When the widget is embedded on a page, it fetches community defaults from GET /communities and applies them automatically. Embedders can still override any field via setConfig() in JavaScript; see the Widget Deployment Guide.
If widget is omitted, the widget falls back to generic defaults (title = community name, placeholder = "Ask a question...", platform blue theme, brain icon).
enable_page_context¶
When true (default), the assistant includes a fetch_current_page tool that retrieves content from the web page where the widget is embedded. This allows the assistant to provide contextually relevant answers based on what the user is currently reading.
Set to false if the assistant will only be used via CLI or API (not embedded in a web page).
links¶
External links for the community, exposed via the /communities API endpoint. Only populated links are included in the response.

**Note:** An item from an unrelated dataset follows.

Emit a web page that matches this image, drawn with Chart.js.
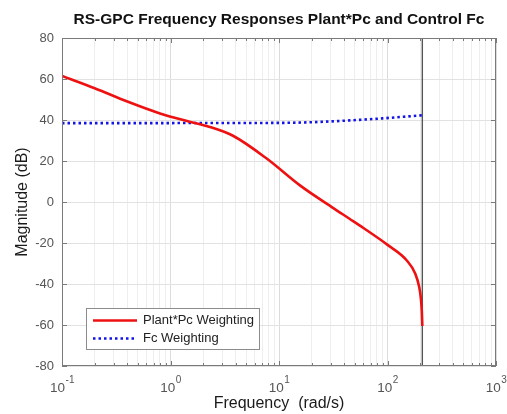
<!DOCTYPE html>
<html>
<head>
<meta charset="utf-8">
<script src="https://cdn.jsdelivr.net/npm/chart.js@4.4.1/dist/chart.umd.min.js"></script>
<style>
  html, body { margin: 0; padding: 0; background: #fff; }
  #wrap { width: 507px; height: 414px; }
</style>
</head>
<body>
<div id="wrap"><canvas id="bode" width="507" height="414"></canvas></div>
<script>
// (rad/s, dB)
const plantFreq = [0.1, 0.2, 0.4, 0.8, 1.5, 2.3, 3.8, 7.7, 15.6, 31.7, 45, 60, 100, 150, 180, 196, 203, 207, 209.4];
const plantMag = [61.5, 55.5, 49, 43.2, 39.2, 36.6, 32.2, 21.2, 8.1, -3.0, -8.3, -12.7, -20.9, -28.4, -34.9, -41.5, -47, -53, -60.5];
const fcFreq = [0.1, 1, 10, 20, 45, 90, 150, 209.4];
const fcMag = [38.5, 38.5, 38.6, 38.9, 39.8, 40.8, 41.7, 42.3];
const nyquistFreq = [209.4, 209.4];
const nyquistMag = [-80, 80];

const seriesLabels = ["Plant*Pc Weighting", "Fc Weighting"];
const xDecades = [0.1, 1, 10, 100, 1000];
const xExponents = ["-1", "0", "1", "2", "3"];
const yTicks = [-80, -60, -40, -20, 0, 20, 40, 60, 80];

const FONT = "'Liberation Sans', Arial, Helvetica, sans-serif";
Chart.defaults.font.family = FONT;

const toPoints = (xs, ys) => xs.map((v, i) => ({ x: v, y: ys[i] }));
const isDecade = v => Math.abs(Math.log10(v) - Math.round(Math.log10(v))) < 1e-6;

const matlabAxes = {
    id: "matlabAxes",
    afterDatasetsDraw(chart) {
        const { ctx, chartArea: a, scales: { x, y } } = chart;
        ctx.save();
        ctx.strokeStyle = "#7a7a7a";
        ctx.lineWidth = 1;
        ctx.beginPath();
        x.ticks.forEach(t => {
            const px = Math.round(x.getPixelForValue(t.value)) + 0.5;
            const len = isDecade(t.value) ? 5 : 3;
            ctx.moveTo(px, a.bottom); ctx.lineTo(px, a.bottom - len);
            ctx.moveTo(px, a.top); ctx.lineTo(px, a.top + len);
        });
        y.ticks.forEach(t => {
            const py = Math.round(y.getPixelForValue(t.value)) + 0.5;
            ctx.moveTo(a.left, py); ctx.lineTo(a.left + 5, py);
            ctx.moveTo(a.right, py); ctx.lineTo(a.right - 5, py);
        });
        ctx.stroke();
        ctx.strokeRect(Math.round(a.left) + 0.5, Math.round(a.top) + 0.5,
            Math.round(a.right - a.left) - 1, Math.round(a.bottom - a.top) - 1);

        // decade labels with superscripts
        ctx.fillStyle = "#555";
        ctx.textBaseline = "middle";
        ctx.textAlign = "left";
        xDecades.forEach((d, i) => {
            const px = x.getPixelForValue(d);
            ctx.font = "13.5px " + FONT;
            const wb = ctx.measureText("10").width;
            ctx.font = "10px " + FONT;
            const we = ctx.measureText(xExponents[i]).width;
            const x0 = px - (wb + we) / 2;
            ctx.font = "13.5px " + FONT;
            ctx.fillText("10", x0, a.bottom + 22);
            ctx.font = "10px " + FONT;
            ctx.fillText(xExponents[i], x0 + wb + 0.5, a.bottom + 14);
        });
        ctx.restore();
    },
    afterDraw(chart) {
        const { ctx, chartArea: a } = chart;
        const bx = a.left + 24, by = a.bottom - 58, bw = 173, bh = 41;
        ctx.save();
        ctx.fillStyle = "#fff";
        ctx.fillRect(bx, by, bw, bh);
        ctx.strokeStyle = "#8c8c8c";
        ctx.lineWidth = 1;
        ctx.strokeRect(bx + 0.5, by + 0.5, bw, bh);
        ctx.font = "13px " + FONT;
        ctx.textBaseline = "middle";
        ctx.fillStyle = "#222";
        seriesLabels.forEach((label, i) => {
            const ds = chart.data.datasets[i];
            const ly = by + 12.5 + i * 18;
            ctx.beginPath();
            ctx.strokeStyle = ds.borderColor;
            ctx.lineWidth = ds.borderWidth;
            ctx.setLineDash(ds.borderDash || []);
            ctx.moveTo(bx + 7, ly);
            ctx.lineTo(bx + 51, ly);
            ctx.stroke();
            ctx.setLineDash([]);
            ctx.fillText(label, bx + 57, ly);
        });
        ctx.restore();
    }
};

new Chart(document.getElementById("bode"), {
    type: "line",
    data: {
        datasets: [
            {
                label: seriesLabels[0],
                data: toPoints(plantFreq, plantMag),
                borderColor: "#ee1111",
                borderWidth: 2.6,
                pointRadius: 0,
                cubicInterpolationMode: "monotone"
            },
            {
                label: seriesLabels[1],
                data: toPoints(fcFreq, fcMag),
                borderColor: "#1414e6",
                borderWidth: 2.6,
                borderDash: [2.5, 3],
                pointRadius: 0,
                cubicInterpolationMode: "monotone"
            },
            {
                label: "nyquist",
                data: toPoints(nyquistFreq, nyquistMag),
                borderColor: "#555",
                borderWidth: 1.4,
                pointRadius: 0
            }
        ]
    },
    options: {
        responsive: false,
        animation: false,
        devicePixelRatio: 1,
        layout: { padding: { left: 0, right: 11, top: 0, bottom: 0 } },
        scales: {
            x: {
                type: "logarithmic",
                min: 0.1,
                max: 1000,
                afterBuildTicks: scale => {
                    const ticks = [];
                    xDecades.slice(0, -1).forEach(d => {
                        for (let m = 1; m < 10; m++) ticks.push({ value: d * m });
                    });
                    ticks.push({ value: xDecades[xDecades.length - 1] });
                    scale.ticks = ticks;
                },
                afterFit: scale => { scale.height = 48; },
                ticks: { display: false },
                grid: {
                    drawTicks: false,
                    color: c => (c.tick && isDecade(c.tick.value)) ? "#dcdcdc" : "#eeeeee"
                },
                border: { display: false },
                title: {
                    display: true,
                    text: "Frequency  (rad/s)",
                    color: "#1a1a1a",
                    font: { size: 16 },
                    padding: { top: 0, bottom: 1 }
                }
            },
            y: {
                min: -80,
                max: 80,
                afterBuildTicks: scale => { scale.ticks = yTicks.map(v => ({ value: v })); },
                afterFit: scale => { scale.width = 62; },
                ticks: { color: "#555", font: { size: 13 }, padding: 8 },
                grid: { drawTicks: false, color: "#e2e2e2" },
                border: { display: false },
                title: {
                    display: true,
                    text: "Magnitude (dB)",
                    color: "#1a1a1a",
                    font: { size: 16 },
                    padding: { top: 13, bottom: 0 }
                }
            }
        },
        plugins: {
            legend: { display: false },
            tooltip: { enabled: false },
            title: {
                display: true,
                fullSize: false,
                text: "RS-GPC Frequency Responses Plant*Pc and Control Fc",
                color: "#111",
                font: { size: 15.5, weight: "bold", lineHeight: 1.2 },
                padding: { top: 10, bottom: 9.4 }
            }
        }
    },
    plugins: [matlabAxes]
});
</script>
</body>
</html>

| Field | Type | Required | Default | Description |
|---|---|---|---|---|
homepage | URL | No | null | Primary community website |
documentation | URL | No | null | Documentation or tutorials URL |
repository | URL | No | null | Source code repository (GitHub org or repo) |
demo | URL | No | null | Live demo page URL |
links:
homepage: https://www.fieldtriptoolbox.org
documentation: https://www.fieldtriptoolbox.org/tutorial/
repository: https://github.com/fieldtrip/fieldtrip
demo: https://demo.osc.earth/fieldtrip
All fields are optional. If no links are provided, the links field is null in the API response.
Complete Example¶
id: hed
name: HED (Hierarchical Event Descriptors)

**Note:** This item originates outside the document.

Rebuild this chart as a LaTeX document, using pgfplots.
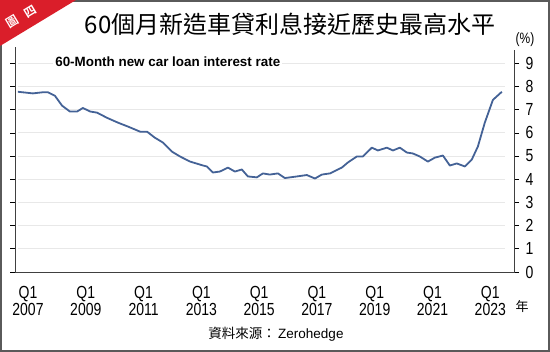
\documentclass[border=0pt]{standalone}
\usepackage{pgfplots}
\pgfplotsset{compat=1.18}
\usepackage{fontspec}
\setmainfont{Liberation Sans}
\newfontfamily\narrowfont[FakeStretch=0.8]{Liberation Sans}
\newfontfamily\cjk{Noto Sans CJK TC}
\newfontfamily\cjkbold{Noto Sans CJK TC Bold}
\definecolor{linecol}{RGB}{68,98,150}
\definecolor{gridcol}{RGB}{232,232,232}
\definecolor{framecol}{RGB}{90,90,90}
\definecolor{tagred}{RGB}{218,30,42}
\begin{document}
\begin{tikzpicture}
\useasboundingbox (0pt,0pt) rectangle (550pt,352pt);
\draw[framecol,line width=1.4pt] (1pt,1pt) rectangle (549pt,351pt);
\fill[tagred] (0pt,352pt) -- (76pt,352pt) -- (0pt,306pt) -- cycle;
\node[rotate=31,text=white,inner sep=0pt,font={\cjkbold\fontsize{12}{12}\selectfont}] at (12.5pt,330pt) {圖};
\node[rotate=31,text=white,inner sep=0pt,font={\cjkbold\fontsize{12}{12}\selectfont}] at (30pt,340.5pt) {四};
\node[font={\cjk\fontsize{24}{24}\selectfont}] at (290pt,328pt) {60個月新造車貸利息接近歷史最高水平};
\begin{axis}[
  at={(15pt,80pt)}, anchor=south west,
  scale only axis, width=499pt, height=225pt,
  xmin=2006.55, xmax=2023.82, ymin=0, ymax=9.7,
  axis line style={draw=none},
  xtick={2007,2009,...,2023},
  xticklabels={Q1\\2007,Q1\\2009,Q1\\2011,Q1\\2013,Q1\\2015,Q1\\2017,Q1\\2019,Q1\\2021,Q1\\2023},
  xticklabel style={align=center,font={\narrowfont\fontsize{17.5}{14.5}\selectfont},yshift=-6pt},
  x tick style={draw=none},
  ytick={0,1,...,9},
  yticklabel pos=right,
  yticklabel style={anchor=west,font={\narrowfont\fontsize{17.5}{16}\selectfont},xshift=3pt},
  y tick style={draw=black,line width=0.6pt},
  tick align=outside, major tick length=5pt,
  /pgf/number format/assume math mode=true,
  clip=false,
]
\pgfplotsinvokeforeach{1,...,9}{
  \draw[gridcol,line width=1pt] (axis cs:2006.65,#1) -- (axis cs:2023.5,#1);
}
\draw[black!75,line width=0.8pt] (rel axis cs:0,1) -- (rel axis cs:0,0) -- (rel axis cs:1,0) -- (axis cs:2023.82,9.57);
\node[anchor=west,fill=white,inner sep=2pt,font={\bfseries\fontsize{13.4}{14}\selectfont}] at (axis cs:2007.87,9.05) {60-Month new car loan interest rate};
\addplot[linecol,line width=1.8pt,line join=round] coordinates {
(2006.65,7.77) (2007.17,7.70) (2007.52,7.75) (2007.69,7.75) (2007.93,7.60)
(2008.18,7.17) (2008.45,6.92) (2008.70,6.92) (2008.90,7.07) (2009.15,6.92)
(2009.39,6.87) (2009.73,6.65) (2010.11,6.44) (2010.46,6.27) (2010.88,6.05)
(2011.12,6.05) (2011.39,5.79) (2011.67,5.58) (2011.98,5.19) (2012.26,4.98)
(2012.61,4.76) (2013.06,4.59) (2013.19,4.55) (2013.40,4.29) (2013.64,4.33)
(2013.92,4.50) (2014.16,4.33) (2014.40,4.42) (2014.61,4.12) (2014.92,4.08)
(2015.13,4.25) (2015.37,4.20) (2015.65,4.25) (2015.89,4.05) (2016.31,4.12)
(2016.65,4.18) (2016.93,4.03) (2017.17,4.20) (2017.45,4.25) (2017.86,4.50)
(2018.07,4.72) (2018.38,4.98) (2018.59,4.98) (2018.90,5.36) (2019.11,5.24)
(2019.42,5.36) (2019.63,5.24) (2019.87,5.36) (2020.11,5.15) (2020.32,5.11)
(2020.56,4.98) (2020.84,4.76) (2021.08,4.93) (2021.36,5.02) (2021.60,4.59)
(2021.84,4.68) (2022.12,4.55) (2022.36,4.85) (2022.57,5.41) (2022.81,6.44)
(2023.09,7.42) (2023.40,7.77)
};
\end{axis}
\node[font={\narrowfont\fontsize{15}{15}\selectfont}] at (525pt,312pt) {(\%)};
\node[font={\cjk\fontsize{13}{13}\selectfont}] at (522pt,45pt) {年};
\node[font={\fontsize{13.5}{14}\selectfont}] at (276pt,18pt) {{\cjk 資料來源：}\,Zerohedge};
\end{tikzpicture}
\end{document}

description: Event annotation standard for neuroimaging research
status: available
enable_page_context: true
system_prompt: |
You are a technical assistant specialized in HED.
...
{preloaded_docs_section}
{available_docs_section}
{page_context_section}
documentation:
- title: HED annotation semantics
url: https://www.hedtags.org/hed-resources/HedAnnotationSemantics.html
source_url: https://raw.githubusercontent.com/.../HedAnnotationSemantics.md
preload: true
category: core
description: Fundamental annotation rules
- title: Basic annotation
url: https://www.hedtags.org/hed-specification/04_Basic_annotation.html
source_url: https://raw.githubusercontent.com/.../04_Basic_annotation.md
category: specification
description: Essential guidelines for creating annotations
github:
repos:
- hed-standard/hed-specification
- hed-standard/hed-python
citations:
queries:
- HED annotation
- Hierarchical Event Descriptors
dois:
- "10.1016/j.neuroimage.2021.118766"
widget:
title: HED Assistant
theme_color: "#1a365d"
initial_message: "Hi! I'm the HED Assistant. I can help with HED annotations."

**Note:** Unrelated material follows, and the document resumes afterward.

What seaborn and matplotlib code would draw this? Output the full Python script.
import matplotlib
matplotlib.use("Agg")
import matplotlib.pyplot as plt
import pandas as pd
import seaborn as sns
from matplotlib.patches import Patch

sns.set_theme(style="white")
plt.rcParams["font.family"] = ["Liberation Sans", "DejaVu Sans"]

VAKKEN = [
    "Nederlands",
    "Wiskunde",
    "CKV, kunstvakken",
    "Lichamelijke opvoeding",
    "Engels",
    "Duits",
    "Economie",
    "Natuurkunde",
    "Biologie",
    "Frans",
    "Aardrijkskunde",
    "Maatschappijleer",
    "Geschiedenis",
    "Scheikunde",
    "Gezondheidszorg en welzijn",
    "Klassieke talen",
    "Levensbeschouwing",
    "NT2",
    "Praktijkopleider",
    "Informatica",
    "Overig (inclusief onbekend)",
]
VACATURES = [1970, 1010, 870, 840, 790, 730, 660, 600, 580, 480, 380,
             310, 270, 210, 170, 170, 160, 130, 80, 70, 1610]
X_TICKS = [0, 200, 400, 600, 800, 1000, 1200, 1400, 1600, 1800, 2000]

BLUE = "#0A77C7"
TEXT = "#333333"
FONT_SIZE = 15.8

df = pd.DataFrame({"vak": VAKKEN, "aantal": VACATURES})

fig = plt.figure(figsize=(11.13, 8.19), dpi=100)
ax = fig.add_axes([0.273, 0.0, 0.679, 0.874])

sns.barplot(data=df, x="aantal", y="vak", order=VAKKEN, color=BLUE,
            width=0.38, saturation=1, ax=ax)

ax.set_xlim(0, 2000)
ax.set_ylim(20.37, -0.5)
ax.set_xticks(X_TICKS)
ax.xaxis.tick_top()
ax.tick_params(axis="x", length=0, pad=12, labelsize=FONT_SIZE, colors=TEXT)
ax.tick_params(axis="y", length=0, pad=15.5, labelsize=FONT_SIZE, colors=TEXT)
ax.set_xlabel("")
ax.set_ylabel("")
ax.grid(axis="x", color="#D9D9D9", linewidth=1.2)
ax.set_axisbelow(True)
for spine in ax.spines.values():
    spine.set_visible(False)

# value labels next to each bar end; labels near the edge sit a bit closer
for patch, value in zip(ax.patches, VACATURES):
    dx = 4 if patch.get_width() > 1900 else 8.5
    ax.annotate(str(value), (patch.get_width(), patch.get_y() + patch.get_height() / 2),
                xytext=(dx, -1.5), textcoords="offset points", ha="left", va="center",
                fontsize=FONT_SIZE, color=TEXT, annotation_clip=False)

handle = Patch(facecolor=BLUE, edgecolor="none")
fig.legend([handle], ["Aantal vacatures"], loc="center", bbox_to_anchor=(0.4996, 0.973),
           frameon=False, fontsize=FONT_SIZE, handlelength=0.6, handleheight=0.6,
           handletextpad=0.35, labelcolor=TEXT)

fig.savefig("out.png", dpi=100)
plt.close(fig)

placeholder: Ask about HED...
suggested_questions:
- What is HED and how is it used?
- How do I annotate an event with HED tags?
links:
homepage: https://www.hedtags.org
documentation: https://www.hed-resources.org
repository: https://github.com/hed-standard
discourse:
- url: https://neurostars.org
tags:
- hed
extensions:
python_plugins:
- module: src.assistants.hed.tools
tools:
- validate_hed_string
- suggest_hed_tags
- get_hed_schema_versions
Validation¶
The configuration is validated using Pydantic models. Common validation errors:
| Error | Cause | Fix |
|---|---|---|
Community ID must be kebab-case | Uppercase or underscore in ID | Use lowercase with hyphens |
DocSource has preload=True but no source_url | Missing fetch URL | Add source_url field |
Repository must be in 'org/repo' format | Invalid repo format | Use organization/repository |
Invalid DOI format | Malformed DOI | Use 10.xxxx/yyyy format |
McpServer must have either 'command' or 'url' | Missing server address | Add one of the fields |
extra fields not permitted | Typo or unknown field | Check field names |
The extra="forbid" setting on all models means typos in field names will be caught as validation errors rather than silently ignored.